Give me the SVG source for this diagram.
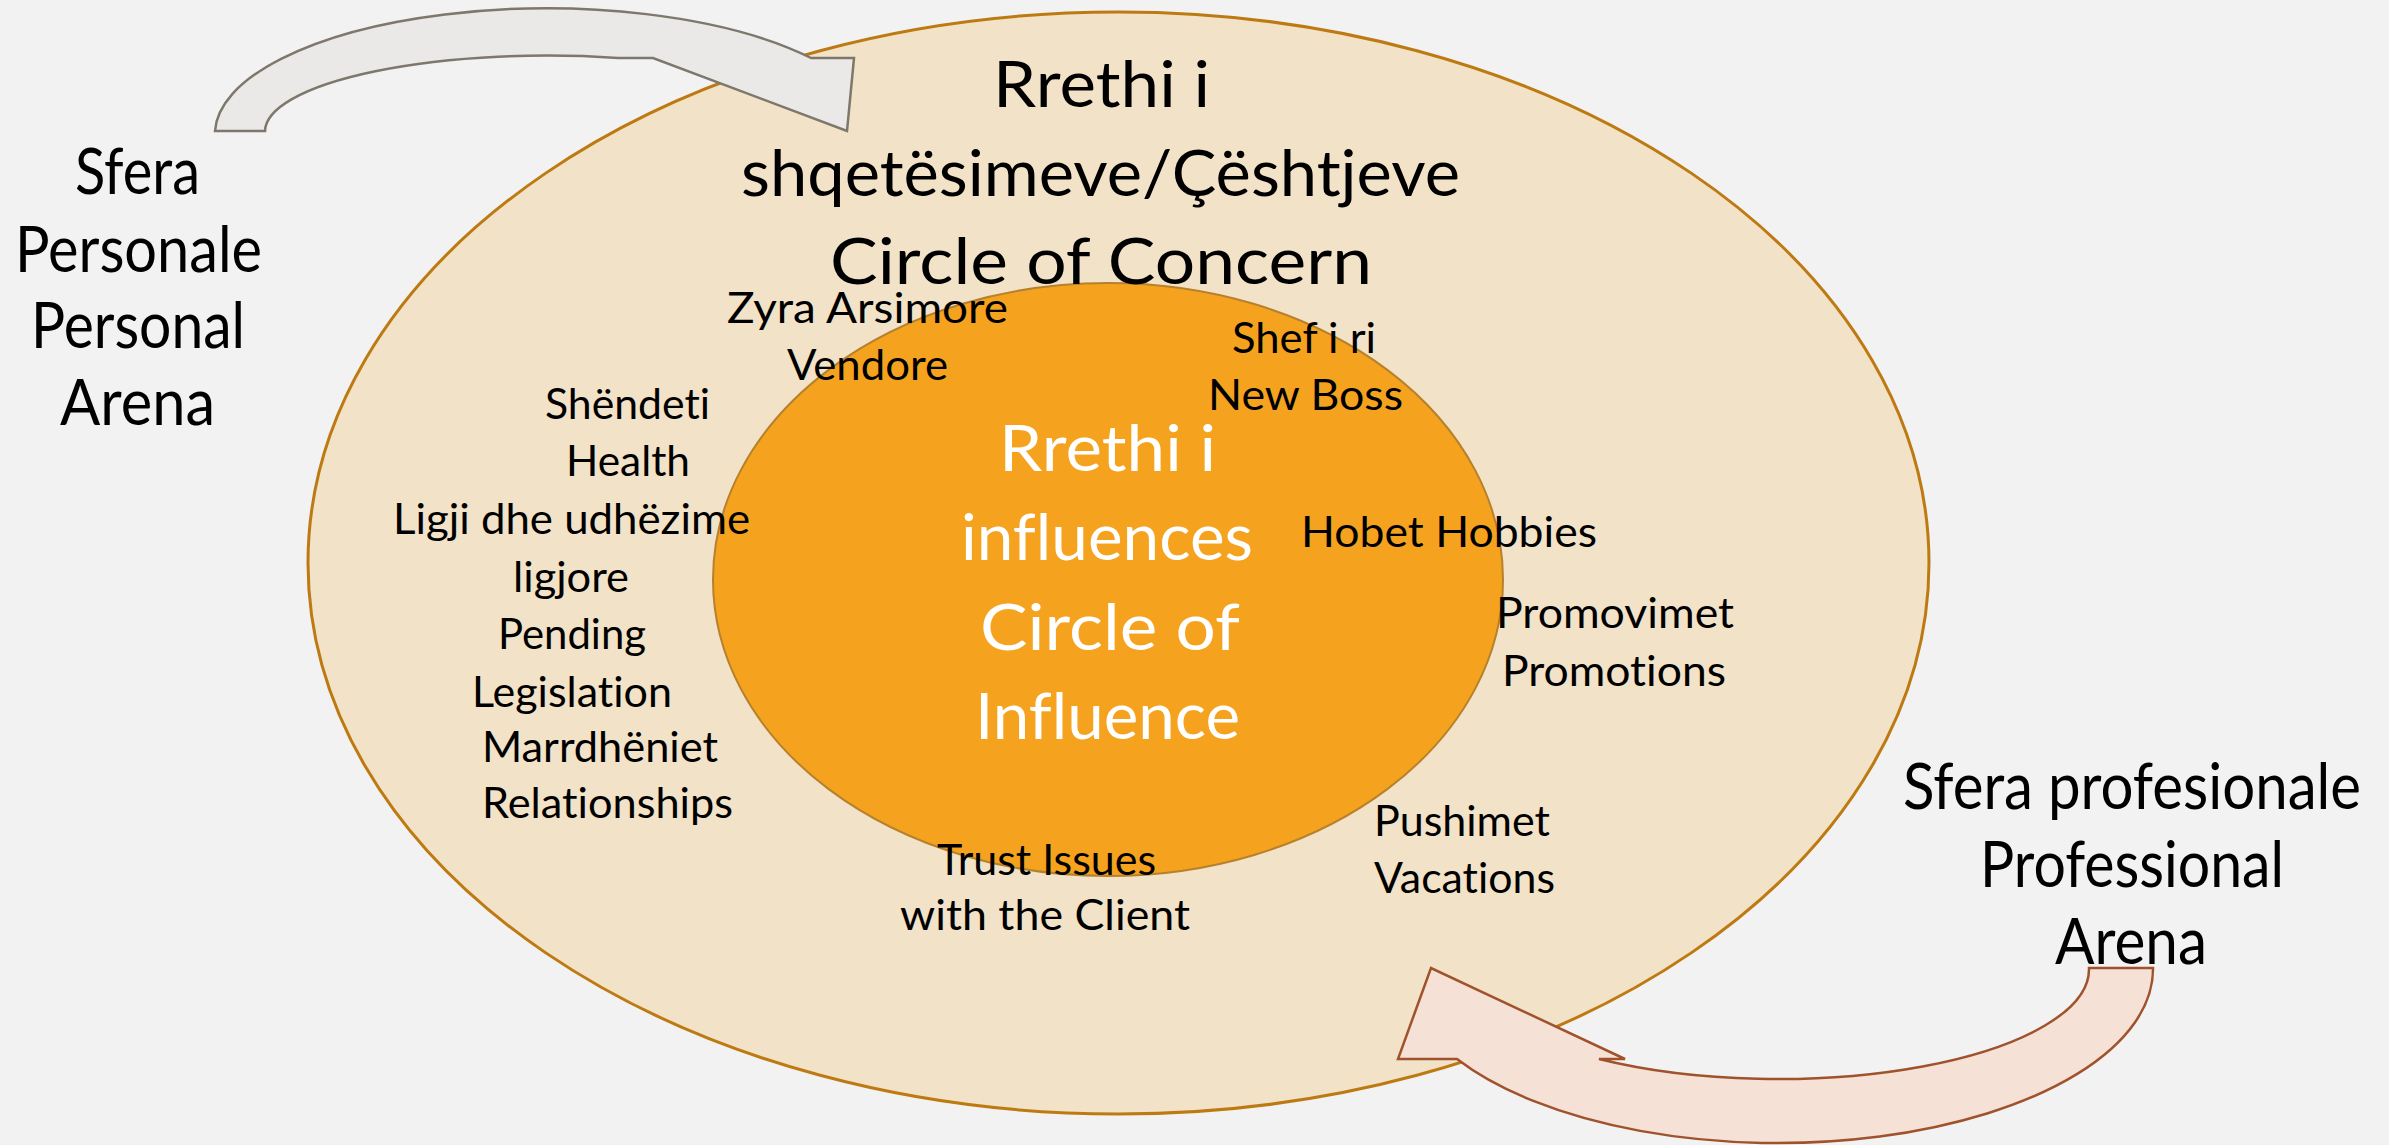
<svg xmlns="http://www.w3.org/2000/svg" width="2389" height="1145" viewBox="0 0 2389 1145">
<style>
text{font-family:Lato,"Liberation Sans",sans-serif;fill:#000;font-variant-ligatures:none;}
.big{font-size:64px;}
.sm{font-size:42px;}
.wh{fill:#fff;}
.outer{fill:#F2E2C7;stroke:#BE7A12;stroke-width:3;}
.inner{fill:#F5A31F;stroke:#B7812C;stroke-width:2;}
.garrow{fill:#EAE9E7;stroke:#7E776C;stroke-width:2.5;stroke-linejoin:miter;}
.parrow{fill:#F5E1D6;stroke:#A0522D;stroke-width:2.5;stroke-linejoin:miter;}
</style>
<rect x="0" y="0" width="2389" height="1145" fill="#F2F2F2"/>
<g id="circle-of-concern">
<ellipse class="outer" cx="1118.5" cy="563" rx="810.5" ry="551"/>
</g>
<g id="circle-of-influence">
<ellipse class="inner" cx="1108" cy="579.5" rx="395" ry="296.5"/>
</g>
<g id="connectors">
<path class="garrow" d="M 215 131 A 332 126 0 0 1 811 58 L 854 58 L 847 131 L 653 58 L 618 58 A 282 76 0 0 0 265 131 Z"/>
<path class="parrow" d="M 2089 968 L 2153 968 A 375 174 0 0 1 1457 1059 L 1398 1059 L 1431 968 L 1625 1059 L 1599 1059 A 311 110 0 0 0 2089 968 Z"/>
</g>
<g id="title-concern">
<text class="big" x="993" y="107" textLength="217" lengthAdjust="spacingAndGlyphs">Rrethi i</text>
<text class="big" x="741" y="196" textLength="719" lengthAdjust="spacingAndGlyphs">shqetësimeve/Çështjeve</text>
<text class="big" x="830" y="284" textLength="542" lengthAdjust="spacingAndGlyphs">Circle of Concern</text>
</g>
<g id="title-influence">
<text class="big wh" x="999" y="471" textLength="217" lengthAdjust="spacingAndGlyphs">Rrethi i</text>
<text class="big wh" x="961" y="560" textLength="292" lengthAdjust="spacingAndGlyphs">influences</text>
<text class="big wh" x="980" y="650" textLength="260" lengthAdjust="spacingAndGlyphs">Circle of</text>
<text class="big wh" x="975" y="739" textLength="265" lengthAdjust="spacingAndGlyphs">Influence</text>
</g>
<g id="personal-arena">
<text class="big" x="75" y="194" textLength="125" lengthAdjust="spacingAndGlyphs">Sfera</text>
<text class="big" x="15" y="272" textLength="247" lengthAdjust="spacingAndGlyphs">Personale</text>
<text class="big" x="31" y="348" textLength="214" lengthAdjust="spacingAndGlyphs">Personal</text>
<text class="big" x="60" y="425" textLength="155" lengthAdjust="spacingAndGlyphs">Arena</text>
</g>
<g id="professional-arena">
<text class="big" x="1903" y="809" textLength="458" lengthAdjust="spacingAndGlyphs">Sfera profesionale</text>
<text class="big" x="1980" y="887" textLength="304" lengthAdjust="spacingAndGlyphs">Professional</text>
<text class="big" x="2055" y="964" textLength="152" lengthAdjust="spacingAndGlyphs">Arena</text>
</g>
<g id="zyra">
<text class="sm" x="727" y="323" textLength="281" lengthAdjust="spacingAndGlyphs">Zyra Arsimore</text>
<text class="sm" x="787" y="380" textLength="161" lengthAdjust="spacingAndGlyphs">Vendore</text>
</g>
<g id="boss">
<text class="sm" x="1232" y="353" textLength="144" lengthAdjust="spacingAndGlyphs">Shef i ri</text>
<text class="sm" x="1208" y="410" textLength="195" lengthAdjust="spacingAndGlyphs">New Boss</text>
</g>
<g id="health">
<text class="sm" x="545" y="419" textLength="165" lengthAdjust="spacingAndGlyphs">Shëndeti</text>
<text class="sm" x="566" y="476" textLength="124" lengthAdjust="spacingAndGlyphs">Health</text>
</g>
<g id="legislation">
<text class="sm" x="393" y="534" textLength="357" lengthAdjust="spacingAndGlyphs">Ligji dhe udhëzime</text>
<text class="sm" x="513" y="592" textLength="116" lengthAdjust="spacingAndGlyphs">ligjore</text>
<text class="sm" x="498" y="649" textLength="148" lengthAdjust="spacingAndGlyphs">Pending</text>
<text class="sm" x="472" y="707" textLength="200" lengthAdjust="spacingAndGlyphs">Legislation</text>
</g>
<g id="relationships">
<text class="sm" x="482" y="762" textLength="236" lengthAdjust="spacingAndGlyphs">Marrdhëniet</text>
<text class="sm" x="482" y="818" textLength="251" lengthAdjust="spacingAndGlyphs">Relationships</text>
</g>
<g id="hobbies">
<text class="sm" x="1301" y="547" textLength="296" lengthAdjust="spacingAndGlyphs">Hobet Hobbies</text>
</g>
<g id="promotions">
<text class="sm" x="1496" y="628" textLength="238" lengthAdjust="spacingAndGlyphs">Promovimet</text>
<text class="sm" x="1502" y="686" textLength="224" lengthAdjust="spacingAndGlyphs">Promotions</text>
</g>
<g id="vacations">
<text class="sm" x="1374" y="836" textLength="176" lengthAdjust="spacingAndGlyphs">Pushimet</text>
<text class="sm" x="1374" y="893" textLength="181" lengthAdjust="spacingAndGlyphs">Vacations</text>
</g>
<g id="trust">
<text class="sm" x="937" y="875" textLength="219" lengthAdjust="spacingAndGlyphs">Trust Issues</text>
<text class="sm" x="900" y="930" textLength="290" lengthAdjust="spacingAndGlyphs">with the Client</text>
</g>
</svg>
:::::
- [Exercise]: Take the listing above and print it exactly, apart from the pictures.

- [Finished exercise]:
Give me the SVG source for this diagram.
<svg xmlns="http://www.w3.org/2000/svg" width="2389" height="1145" viewBox="0 0 2389 1145">
<style>
text{font-family:Lato,"Liberation Sans",sans-serif;fill:#000;font-variant-ligatures:none;}
.big{font-size:64px;}
.sm{font-size:42px;}
.wh{fill:#fff;}
.outer{fill:#F2E2C7;stroke:#BE7A12;stroke-width:3;}
.inner{fill:#F5A31F;stroke:#B7812C;stroke-width:2;}
.garrow{fill:#EAE9E7;stroke:#7E776C;stroke-width:2.5;stroke-linejoin:miter;}
.parrow{fill:#F5E1D6;stroke:#A0522D;stroke-width:2.5;stroke-linejoin:miter;}
</style>
<rect x="0" y="0" width="2389" height="1145" fill="#F2F2F2"/>
<g id="circle-of-concern">
<ellipse class="outer" cx="1118.5" cy="563" rx="810.5" ry="551"/>
</g>
<g id="circle-of-influence">
<ellipse class="inner" cx="1108" cy="579.5" rx="395" ry="296.5"/>
</g>
<g id="connectors">
<path class="garrow" d="M 215 131 A 332 126 0 0 1 811 58 L 854 58 L 847 131 L 653 58 L 618 58 A 282 76 0 0 0 265 131 Z"/>
<path class="parrow" d="M 2089 968 L 2153 968 A 375 174 0 0 1 1457 1059 L 1398 1059 L 1431 968 L 1625 1059 L 1599 1059 A 311 110 0 0 0 2089 968 Z"/>
</g>
<g id="title-concern">
<text class="big" x="993" y="107" textLength="217" lengthAdjust="spacingAndGlyphs">Rrethi i</text>
<text class="big" x="741" y="196" textLength="719" lengthAdjust="spacingAndGlyphs">shqetësimeve/Çështjeve</text>
<text class="big" x="830" y="284" textLength="542" lengthAdjust="spacingAndGlyphs">Circle of Concern</text>
</g>
<g id="title-influence">
<text class="big wh" x="999" y="471" textLength="217" lengthAdjust="spacingAndGlyphs">Rrethi i</text>
<text class="big wh" x="961" y="560" textLength="292" lengthAdjust="spacingAndGlyphs">influences</text>
<text class="big wh" x="980" y="650" textLength="260" lengthAdjust="spacingAndGlyphs">Circle of</text>
<text class="big wh" x="975" y="739" textLength="265" lengthAdjust="spacingAndGlyphs">Influence</text>
</g>
<g id="personal-arena">
<text class="big" x="75" y="194" textLength="125" lengthAdjust="spacingAndGlyphs">Sfera</text>
<text class="big" x="15" y="272" textLength="247" lengthAdjust="spacingAndGlyphs">Personale</text>
<text class="big" x="31" y="348" textLength="214" lengthAdjust="spacingAndGlyphs">Personal</text>
<text class="big" x="60" y="425" textLength="155" lengthAdjust="spacingAndGlyphs">Arena</text>
</g>
<g id="professional-arena">
<text class="big" x="1903" y="809" textLength="458" lengthAdjust="spacingAndGlyphs">Sfera profesionale</text>
<text class="big" x="1980" y="887" textLength="304" lengthAdjust="spacingAndGlyphs">Professional</text>
<text class="big" x="2055" y="964" textLength="152" lengthAdjust="spacingAndGlyphs">Arena</text>
</g>
<g id="zyra">
<text class="sm" x="727" y="323" textLength="281" lengthAdjust="spacingAndGlyphs">Zyra Arsimore</text>
<text class="sm" x="787" y="380" textLength="161" lengthAdjust="spacingAndGlyphs">Vendore</text>
</g>
<g id="boss">
<text class="sm" x="1232" y="353" textLength="144" lengthAdjust="spacingAndGlyphs">Shef i ri</text>
<text class="sm" x="1208" y="410" textLength="195" lengthAdjust="spacingAndGlyphs">New Boss</text>
</g>
<g id="health">
<text class="sm" x="545" y="419" textLength="165" lengthAdjust="spacingAndGlyphs">Shëndeti</text>
<text class="sm" x="566" y="476" textLength="124" lengthAdjust="spacingAndGlyphs">Health</text>
</g>
<g id="legislation">
<text class="sm" x="393" y="534" textLength="357" lengthAdjust="spacingAndGlyphs">Ligji dhe udhëzime</text>
<text class="sm" x="513" y="592" textLength="116" lengthAdjust="spacingAndGlyphs">ligjore</text>
<text class="sm" x="498" y="649" textLength="148" lengthAdjust="spacingAndGlyphs">Pending</text>
<text class="sm" x="472" y="707" textLength="200" lengthAdjust="spacingAndGlyphs">Legislation</text>
</g>
<g id="relationships">
<text class="sm" x="482" y="762" textLength="236" lengthAdjust="spacingAndGlyphs">Marrdhëniet</text>
<text class="sm" x="482" y="818" textLength="251" lengthAdjust="spacingAndGlyphs">Relationships</text>
</g>
<g id="hobbies">
<text class="sm" x="1301" y="547" textLength="296" lengthAdjust="spacingAndGlyphs">Hobet Hobbies</text>
</g>
<g id="promotions">
<text class="sm" x="1496" y="628" textLength="238" lengthAdjust="spacingAndGlyphs">Promovimet</text>
<text class="sm" x="1502" y="686" textLength="224" lengthAdjust="spacingAndGlyphs">Promotions</text>
</g>
<g id="vacations">
<text class="sm" x="1374" y="836" textLength="176" lengthAdjust="spacingAndGlyphs">Pushimet</text>
<text class="sm" x="1374" y="893" textLength="181" lengthAdjust="spacingAndGlyphs">Vacations</text>
</g>
<g id="trust">
<text class="sm" x="937" y="875" textLength="219" lengthAdjust="spacingAndGlyphs">Trust Issues</text>
<text class="sm" x="900" y="930" textLength="290" lengthAdjust="spacingAndGlyphs">with the Client</text>
</g>
</svg>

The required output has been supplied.